# [Exercise directions]
It is required that the lines from the top of the listing through the line with "steamX = d3.scaleBand().domain(steamLines).range([641.5, 708]);" be reproduced exactly, excluding pictures.

··· Data excerpt

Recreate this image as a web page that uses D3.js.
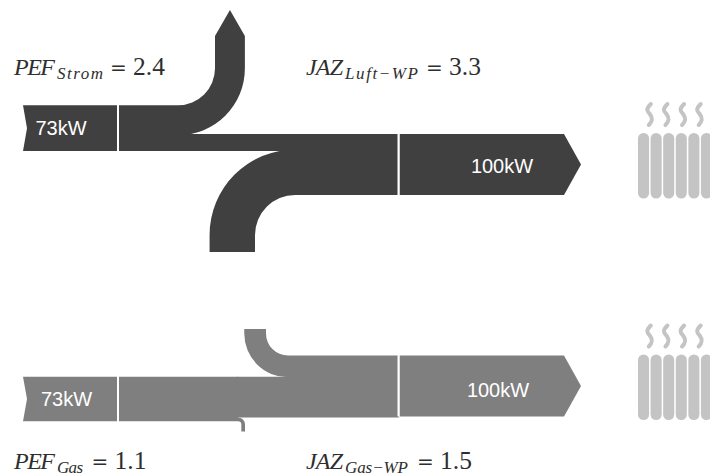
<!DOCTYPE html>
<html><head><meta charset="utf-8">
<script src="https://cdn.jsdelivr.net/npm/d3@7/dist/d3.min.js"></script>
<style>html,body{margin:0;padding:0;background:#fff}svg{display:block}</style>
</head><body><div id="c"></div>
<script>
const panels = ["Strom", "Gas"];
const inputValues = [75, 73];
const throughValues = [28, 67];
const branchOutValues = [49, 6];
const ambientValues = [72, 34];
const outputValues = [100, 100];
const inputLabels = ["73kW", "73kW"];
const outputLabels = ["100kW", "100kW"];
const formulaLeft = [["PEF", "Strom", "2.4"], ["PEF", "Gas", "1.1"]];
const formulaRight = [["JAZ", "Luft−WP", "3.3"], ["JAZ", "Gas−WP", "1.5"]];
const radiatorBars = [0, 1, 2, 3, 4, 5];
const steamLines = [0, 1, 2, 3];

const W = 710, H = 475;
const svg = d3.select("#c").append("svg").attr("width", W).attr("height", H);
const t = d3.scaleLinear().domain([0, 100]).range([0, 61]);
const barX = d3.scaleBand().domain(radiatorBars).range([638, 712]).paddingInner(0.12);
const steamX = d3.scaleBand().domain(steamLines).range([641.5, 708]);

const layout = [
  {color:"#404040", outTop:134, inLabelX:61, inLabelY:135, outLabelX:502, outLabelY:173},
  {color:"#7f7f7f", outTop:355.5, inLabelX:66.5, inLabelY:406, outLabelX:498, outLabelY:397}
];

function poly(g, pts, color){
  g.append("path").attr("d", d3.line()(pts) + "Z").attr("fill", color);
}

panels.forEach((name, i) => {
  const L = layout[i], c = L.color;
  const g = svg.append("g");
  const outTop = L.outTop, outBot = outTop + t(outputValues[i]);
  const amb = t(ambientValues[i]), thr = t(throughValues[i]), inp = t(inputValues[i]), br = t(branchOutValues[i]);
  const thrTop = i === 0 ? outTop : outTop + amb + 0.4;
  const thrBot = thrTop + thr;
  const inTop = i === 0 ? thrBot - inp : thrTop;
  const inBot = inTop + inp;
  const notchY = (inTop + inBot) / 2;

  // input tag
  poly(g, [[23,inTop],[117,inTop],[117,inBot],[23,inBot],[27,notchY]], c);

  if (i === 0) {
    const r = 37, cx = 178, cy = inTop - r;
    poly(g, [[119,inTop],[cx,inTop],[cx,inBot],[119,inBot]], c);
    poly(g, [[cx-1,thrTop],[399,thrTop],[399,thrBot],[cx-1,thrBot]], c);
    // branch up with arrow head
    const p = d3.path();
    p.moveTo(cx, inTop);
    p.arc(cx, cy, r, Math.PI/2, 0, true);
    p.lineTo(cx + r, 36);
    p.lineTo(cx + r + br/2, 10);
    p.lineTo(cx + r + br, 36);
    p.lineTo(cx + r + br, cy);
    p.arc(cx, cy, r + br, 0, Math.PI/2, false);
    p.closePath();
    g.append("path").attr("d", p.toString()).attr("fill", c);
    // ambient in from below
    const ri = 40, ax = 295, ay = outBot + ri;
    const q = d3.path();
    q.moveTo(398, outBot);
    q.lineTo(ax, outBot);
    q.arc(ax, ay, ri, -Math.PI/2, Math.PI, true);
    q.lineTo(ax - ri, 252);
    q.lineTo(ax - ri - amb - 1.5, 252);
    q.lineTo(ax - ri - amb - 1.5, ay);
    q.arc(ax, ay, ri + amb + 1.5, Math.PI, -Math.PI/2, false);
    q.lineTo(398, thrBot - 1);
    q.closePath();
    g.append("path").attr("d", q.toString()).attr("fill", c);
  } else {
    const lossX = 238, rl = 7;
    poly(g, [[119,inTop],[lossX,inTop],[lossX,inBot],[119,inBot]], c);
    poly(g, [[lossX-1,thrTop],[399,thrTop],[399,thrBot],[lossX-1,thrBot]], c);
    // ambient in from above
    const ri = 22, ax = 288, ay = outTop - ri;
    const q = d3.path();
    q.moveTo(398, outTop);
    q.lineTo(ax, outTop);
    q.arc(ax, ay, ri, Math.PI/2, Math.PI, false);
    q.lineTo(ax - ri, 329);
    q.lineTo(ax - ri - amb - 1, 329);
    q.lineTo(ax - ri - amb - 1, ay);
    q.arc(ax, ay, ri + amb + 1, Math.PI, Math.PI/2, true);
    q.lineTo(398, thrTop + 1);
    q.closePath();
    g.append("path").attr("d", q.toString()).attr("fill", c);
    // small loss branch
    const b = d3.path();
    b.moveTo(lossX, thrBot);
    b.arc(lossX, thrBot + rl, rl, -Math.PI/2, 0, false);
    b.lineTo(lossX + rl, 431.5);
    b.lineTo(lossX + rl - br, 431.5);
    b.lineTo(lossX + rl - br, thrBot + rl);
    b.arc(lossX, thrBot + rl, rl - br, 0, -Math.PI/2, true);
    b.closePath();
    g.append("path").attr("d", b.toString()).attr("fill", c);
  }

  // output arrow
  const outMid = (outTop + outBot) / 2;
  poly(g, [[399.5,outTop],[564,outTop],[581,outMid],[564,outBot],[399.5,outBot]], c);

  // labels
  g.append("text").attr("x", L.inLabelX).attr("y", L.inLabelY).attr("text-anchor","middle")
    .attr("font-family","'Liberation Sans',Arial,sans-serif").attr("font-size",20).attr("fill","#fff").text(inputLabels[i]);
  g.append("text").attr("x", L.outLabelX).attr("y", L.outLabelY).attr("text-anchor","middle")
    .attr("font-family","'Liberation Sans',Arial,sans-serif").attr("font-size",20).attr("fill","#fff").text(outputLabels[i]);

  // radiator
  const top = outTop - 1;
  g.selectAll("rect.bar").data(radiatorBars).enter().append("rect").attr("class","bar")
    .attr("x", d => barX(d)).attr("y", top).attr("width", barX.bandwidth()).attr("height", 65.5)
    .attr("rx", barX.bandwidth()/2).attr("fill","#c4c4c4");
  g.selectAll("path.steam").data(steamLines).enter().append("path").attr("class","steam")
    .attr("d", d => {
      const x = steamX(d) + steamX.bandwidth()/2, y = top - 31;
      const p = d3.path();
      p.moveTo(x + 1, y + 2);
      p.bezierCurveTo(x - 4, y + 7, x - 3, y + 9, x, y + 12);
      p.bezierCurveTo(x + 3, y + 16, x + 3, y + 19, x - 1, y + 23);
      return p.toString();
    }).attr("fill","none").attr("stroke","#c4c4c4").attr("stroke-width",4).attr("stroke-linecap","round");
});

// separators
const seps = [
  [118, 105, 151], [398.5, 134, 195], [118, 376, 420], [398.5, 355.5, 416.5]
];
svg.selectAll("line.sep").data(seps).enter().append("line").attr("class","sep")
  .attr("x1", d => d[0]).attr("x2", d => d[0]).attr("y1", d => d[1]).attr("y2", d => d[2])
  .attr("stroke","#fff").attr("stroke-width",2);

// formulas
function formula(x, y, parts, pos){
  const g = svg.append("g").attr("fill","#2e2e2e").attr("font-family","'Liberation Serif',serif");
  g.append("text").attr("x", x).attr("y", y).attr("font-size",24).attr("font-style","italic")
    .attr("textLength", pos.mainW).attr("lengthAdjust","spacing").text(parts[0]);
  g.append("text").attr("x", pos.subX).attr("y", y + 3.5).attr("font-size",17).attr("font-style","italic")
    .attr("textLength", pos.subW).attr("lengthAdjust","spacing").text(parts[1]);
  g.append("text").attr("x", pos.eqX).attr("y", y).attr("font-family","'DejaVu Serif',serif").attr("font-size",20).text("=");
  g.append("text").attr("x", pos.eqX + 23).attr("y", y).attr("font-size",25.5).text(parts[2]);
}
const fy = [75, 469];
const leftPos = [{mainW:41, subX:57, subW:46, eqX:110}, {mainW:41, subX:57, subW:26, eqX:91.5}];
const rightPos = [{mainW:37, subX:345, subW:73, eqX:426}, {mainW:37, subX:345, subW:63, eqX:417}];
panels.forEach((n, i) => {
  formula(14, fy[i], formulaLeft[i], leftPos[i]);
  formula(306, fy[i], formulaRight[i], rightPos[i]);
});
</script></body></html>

······

# [Answer below]
Recreate this image as a web page that uses D3.js.
<!DOCTYPE html>
<html><head><meta charset="utf-8">
<script src="https://cdn.jsdelivr.net/npm/d3@7/dist/d3.min.js"></script>
<style>html,body{margin:0;padding:0;background:#fff}svg{display:block}</style>
</head><body><div id="c"></div>
<script>
const panels = ["Strom", "Gas"];
const inputValues = [75, 73];
const throughValues = [28, 67];
const branchOutValues = [49, 6];
const ambientValues = [72, 34];
const outputValues = [100, 100];
const inputLabels = ["73kW", "73kW"];
const outputLabels = ["100kW", "100kW"];
const formulaLeft = [["PEF", "Strom", "2.4"], ["PEF", "Gas", "1.1"]];
const formulaRight = [["JAZ", "Luft−WP", "3.3"], ["JAZ", "Gas−WP", "1.5"]];
const radiatorBars = [0, 1, 2, 3, 4, 5];
const steamLines = [0, 1, 2, 3];

const W = 710, H = 475;
const svg = d3.select("#c").append("svg").attr("width", W).attr("height", H);
const t = d3.scaleLinear().domain([0, 100]).range([0, 61]);
const barX = d3.scaleBand().domain(radiatorBars).range([638, 712]).paddingInner(0.12);
const steamX = d3.scaleBand().domain(steamLines).range([641.5, 708]);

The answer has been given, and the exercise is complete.